The resulting competition has since brought larger and larger machines to light. The South-Korean company Glovitech, which specializes in telecom equipment, for example introduced a 6000 ton cold chamber die casting machine in their Vietnamese plant in March of 2021. This made it the largest tonnage model made by LK Group, who built the machine. FAIST Precision Suzhou, another producer of 5G base-station housing, equally upgraded their die casting machines at the end of 2020 to deal with the growing 5G demand, adopting the FRECH GDK3200T, a German machine built by Oskar Frech.

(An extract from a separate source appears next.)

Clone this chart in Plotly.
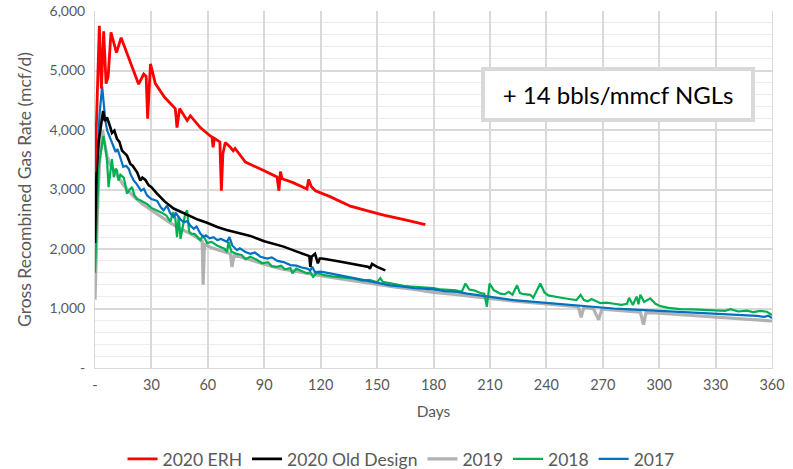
import plotly.graph_objects as go

# 2020 ERH
erh_days = [0, 1, 2.3, 3.4, 4.6, 5.9, 7, 8.5, 11.4, 13.9, 18, 23.2, 25.9, 27.2, 28, 28.8, 29.5,
            32.1, 37, 42.7, 43.6, 45, 49, 50.7, 56, 61.3, 62.2, 62.8, 63.5, 66.4, 67.2, 68, 69.3,
            72, 73.5, 74.5, 80, 89.7, 96.8, 97.8, 98.6, 99.5, 105, 112.7, 113.6, 115, 117.2, 125,
            135.8, 145, 153.5, 165, 175.7]
erh_rate = [3300, 4300, 5750, 4700, 5660, 4780, 4900, 5640, 5300, 5550, 5200, 4770, 4940, 4900,
            4190, 4700, 5110, 4780, 4550, 4360, 4040, 4360, 4160, 4240, 4040, 3900, 3880, 3710,
            3860, 3800, 2980, 3600, 3790, 3710, 3650, 3690, 3460, 3320, 3210, 2980, 3300, 3180,
            3120, 3010, 3170, 3050, 2980, 2880, 2720, 2640, 2570, 2490, 2410]

# 2020 Old Design
old_days = [0, 0.8, 2, 3.3, 4.3, 5.2, 6.4, 8.2, 9, 10.3, 11.7, 13, 14.4, 15.5, 17, 18.8, 20, 22.4,
            24.1, 25.2, 26.8, 28.6, 30, 33, 37, 41.8, 47.2, 50.7, 55, 59.6, 65, 70, 76, 82.6, 90,
            100.3, 107, 112.8, 114, 114.5, 115.2, 117, 118.5, 119.5, 120.7, 130, 140, 145.5, 146.2,
            147.3, 150, 154.4]
old_rate = [2100, 3300, 3820, 4150, 4320, 4150, 4210, 4040, 3950, 3990, 3850, 3800, 3650, 3620,
            3570, 3430, 3400, 3290, 3150, 3200, 3160, 3070, 3040, 2930, 2800, 2680, 2600, 2540,
            2490, 2440, 2370, 2320, 2270, 2220, 2130, 2040, 1960, 1900, 1880, 1700, 1870, 1920,
            1760, 1840, 1840, 1790, 1730, 1700, 1670, 1750, 1700, 1640]

# 2019
y2019_days = [0, 0.5, 1.5, 2.5, 4, 5, 6.5, 8, 10, 12, 15, 18, 21, 25, 30, 35, 40, 45, 50, 54, 57,
              57.5, 58.2, 62, 66, 70, 72, 72.8, 74, 80, 85, 90, 95, 100, 110, 120, 130, 140, 150,
              160, 170, 180, 190, 200, 210, 220, 230, 240, 250, 257, 258.5, 260, 265, 267.8, 269.5,
              275, 280, 285, 290, 291.7, 293, 300, 310, 320, 330, 340, 350, 360]
y2019_rate = [1150, 1800, 2800, 3500, 4000, 3800, 3550, 3420, 3320, 3230, 3080, 2970, 2870, 2760,
              2650, 2550, 2440, 2350, 2260, 2200, 2130, 1400, 2080, 2020, 1980, 1940, 1920, 1700,
              1900, 1840, 1790, 1740, 1700, 1660, 1600, 1550, 1500, 1450, 1400, 1360, 1320, 1270,
              1240, 1210, 1170, 1130, 1100, 1070, 1050, 1030, 850, 1020, 1000, 810, 990, 975, 960,
              950, 940, 730, 930, 920, 900, 880, 860, 840, 820, 790]

# 2018
y2018_days = [0, 1, 2, 3.5, 4.5, 5.5, 6.4, 7.2, 8, 9, 10, 11, 11.7, 12.5, 13.5, 15.3, 16, 17, 18.5,
              19.7, 21, 22.4, 24, 25.9, 28, 30, 33, 36, 38, 40.1, 41.5, 42.7, 43.6, 44.5, 45.5, 47,
              48, 49, 50, 51, 53, 56, 57.5, 59.6, 62, 64.9, 67, 69, 70.2, 71, 72.5, 75, 78, 80, 82.6,
              86, 89, 92, 94, 96.8, 99, 101, 103.9, 105, 107, 110, 112.8, 114.5, 116, 118, 122, 126,
              130, 134, 138, 142, 146, 150, 151.7, 153, 157, 160, 164, 168, 172, 176, 180, 184, 188,
              192, 195, 197, 199, 202, 204.9, 207, 208.4, 209.8, 212, 215.5, 218, 220, 222, 224.4,
              226, 228, 231.5, 233, 236.8, 239, 241, 243.9, 248, 252, 256, 258.2, 260, 262, 264,
              268.8, 272, 276, 280, 282.9, 284, 286, 288, 289, 290, 292, 295.3, 298, 300.6, 305,
              311.2, 318, 325, 328.9, 335, 338, 342, 346.7, 350, 354, 357.3, 360]
y2018_rate = [1600, 2600, 3400, 3700, 3900, 3700, 3480, 3040, 3300, 3510, 3210, 3350, 3320, 3150,
              3250, 3200, 3100, 2930, 3000, 3040, 2900, 2840, 2820, 2790, 2750, 2690, 2650, 2600,
              2560, 2460, 2620, 2520, 2200, 2540, 2170, 2400, 2600, 2650, 2300, 2260, 2250, 2150,
              2230, 2100, 2120, 2060, 2030, 2000, 1950, 2120, 1960, 1920, 1900, 1830, 1870, 1820,
              1760, 1780, 1710, 1700, 1720, 1660, 1680, 1590, 1670, 1630, 1590, 1610, 1530, 1600,
              1560, 1540, 1530, 1510, 1500, 1470, 1480, 1440, 1510, 1450, 1420, 1410, 1380, 1370,
              1365, 1350, 1345, 1320, 1310, 1305, 1280, 1420, 1320, 1300, 1260, 1250, 1030, 1420,
              1310, 1250, 1240, 1280, 1230, 1390, 1260, 1240, 1230, 1180, 1420, 1270, 1220, 1200,
              1180, 1160, 1140, 1230, 1140, 1120, 1160, 1090, 1100, 1080, 1060, 1080, 1180, 1060,
              1200, 1070, 1230, 1110, 1170, 1080, 1040, 1010, 990, 985, 975, 975, 960, 990, 950,
              965, 940, 960, 945, 890]

# 2017
y2017_days = [0, 1.4, 2.5, 3.8, 4.6, 5.5, 6.5, 8.2, 9.5, 11, 12, 13.5, 15, 16.5, 17.9, 19, 20.6, 22,
              23.2, 24.5, 26, 27.7, 30, 33, 35, 36.5, 38.3, 40, 41.8, 43, 45.4, 47.2, 49, 50.5, 52.5,
              54, 56, 57.8, 59, 61, 63, 65, 67, 70.2, 71.5, 73, 75.5, 77, 80, 82.6, 85, 88, 91.5, 94,
              97, 100.3, 103.9, 107, 110, 112.8, 114.5, 115.5, 117, 120, 125, 130, 135, 139.3, 145,
              150, 157, 163, 170, 174.8, 180, 186, 192.5, 198, 204.9, 210.2, 216, 222.6, 230, 236,
              240.4, 246, 252, 258.2, 264, 270, 275.8, 282, 288, 293.5, 300, 305, 311.2, 318, 323,
              328.9, 335, 340, 346.7, 352, 356, 358, 360]
y2017_rate = [2700, 3700, 4300, 4730, 4450, 4160, 3990, 3850, 3740, 3630, 3680, 3540, 3380, 3400,
              3350, 3250, 3150, 3100, 3040, 2980, 3010, 2900, 2840, 2810, 2700, 2650, 2730, 2600,
              2540, 2600, 2500, 2450, 2470, 2400, 2340, 2380, 2260, 2200, 2230, 2180, 2200, 2150,
              2170, 2120, 2200, 2060, 1980, 2010, 1950, 1920, 1940, 1870, 1840, 1860, 1800, 1780,
              1730, 1720, 1690, 1670, 1640, 1700, 1610, 1620, 1590, 1560, 1530, 1500, 1470, 1440,
              1390, 1370, 1340, 1335, 1320, 1290, 1280, 1250, 1223, 1195, 1170, 1140, 1120, 1100,
              1085, 1070, 1060, 1040, 1030, 1015, 1000, 990, 980, 972, 960, 955, 944, 930, 925, 916,
              905, 900, 888, 875, 860, 880, 840]

x_ticks = list(range(0, 361, 30))
x_labels = ["-"] + [str(v) for v in x_ticks[1:]]
y_ticks = list(range(0, 6001, 1000))
y_labels = ["-"] + [f"{v:,}" for v in y_ticks[1:]]

FONT = "Lato, 'Open Sans', sans-serif"
GRID = "#d9d9d9"
TEXT = "#595959"

series = [
    # name, days, rate, colour, width, legend rank
    ("2019", y2019_days, y2019_rate, "rgba(165,165,165,0.85)", 3.2, 3),
    ("2018", y2018_days, y2018_rate, "#00b050", 2.2, 4),
    ("2017", y2017_days, y2017_rate, "#0070c0", 2.2, 5),
    ("2020 Old Design", old_days, old_rate, "#000000", 2.6, 2),
    ("2020 ERH", erh_days, erh_rate, "#ff0000", 2.8, 1),
]

fig = go.Figure()
for name, days, rate, color, width, rank in series:
    fig.add_trace(
        go.Scatter(
            x=days,
            y=rate,
            name=name,
            mode="lines",
            line={"color": color, "width": width},
            legendrank=rank,
        )
    )

fig.update_xaxes(
    range=[0, 360],
    tickvals=x_ticks,
    ticktext=x_labels,
    showgrid=True,
    gridcolor=GRID,
    gridwidth=1.5,
    showline=True,
    linecolor=GRID,
    zeroline=False,
    ticks="",
    automargin=False,
    ticklabelstandoff=4,
    ticklabeloverflow="allow",
    tickfont={"size": 14.5, "color": TEXT},
    title={"text": "Days", "font": {"size": 15.5, "color": TEXT}, "standoff": 13},
)
fig.update_yaxes(
    range=[0, 6000],
    tickvals=y_ticks,
    ticktext=y_labels,
    showgrid=True,
    gridcolor=GRID,
    gridwidth=1.5,
    minor={"dtick": 200, "showgrid": True, "gridcolor": "#ececec", "gridwidth": 1},
    showline=True,
    linecolor=GRID,
    mirror=True,
    zeroline=False,
    ticks="",
    automargin=False,
    ticklabelstandoff=6,
    ticklabeloverflow="allow",
    tickfont={"size": 14, "color": TEXT},
    title={"text": "Gross Recombined Gas Rate (mcf/d)", "font": {"size": 17.5, "color": TEXT}, "standoff": 13},
)

fig.add_annotation(
    text="+ 14 bbls/mmcf NGLs",
    xref="paper",
    yref="paper",
    x=0.773,
    y=0.7655,
    xanchor="center",
    yanchor="middle",
    showarrow=False,
    font={"size": 24, "color": "#000000", "family": FONT},
    bgcolor="white",
    bordercolor=GRID,
    borderwidth=4,
    borderpad=0,
    width=266,
    height=47,
)

fig.update_layout(
    width=793,
    height=469,
    margin={"l": 95, "r": 21, "t": 11, "b": 101, "autoexpand": False},
    plot_bgcolor="white",
    paper_bgcolor="white",
    font={"family": FONT, "color": TEXT},
    showlegend=True,
    legend={
        "orientation": "h",
        "x": 0.452,
        "xanchor": "center",
        "y": -0.255,
        "yanchor": "middle",
        "font": {"size": 17.5, "color": TEXT},
        "itemwidth": 30,
        "tracegroupgap": 0,
    },
)

# drop the default 8px body margin so the figure fills the window exactly
fig.write_html(
    "out.html",
    config={"displayModeBar": False},
    post_script="document.body.style.margin = '0';",
)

Semi-solid Casting as Preferred Method

5G is also driving new casting techniques. Semi-solid casting for example is becoming more popular for 5G housing. This technique places part of the melt in a solid state, while the other part remains liquid. By shearing the melt faster, less force is then needed. Rio Tinto and Comptech partnered in May of 2021 to deliver a new generation of aluminum alloys specifically designed for Rheocasting, a sub-method of semi-solid casting. In this way they are responding to market demand from industries like telecom but also automotive, which requires bigger machines and different die casting methods for the production of electric vehicles.

5G offers metal foundries a chance to secure a slice of the billion-dollar telecom market. This will in turn, though, require them to invest in bigger machinery and new die casting methods. This added investment might, however, pay off handsomely as the telecom market is growing fast because of expanding 5G networks, and the newer and bigger die casting methods are also useful for markets such as automotive.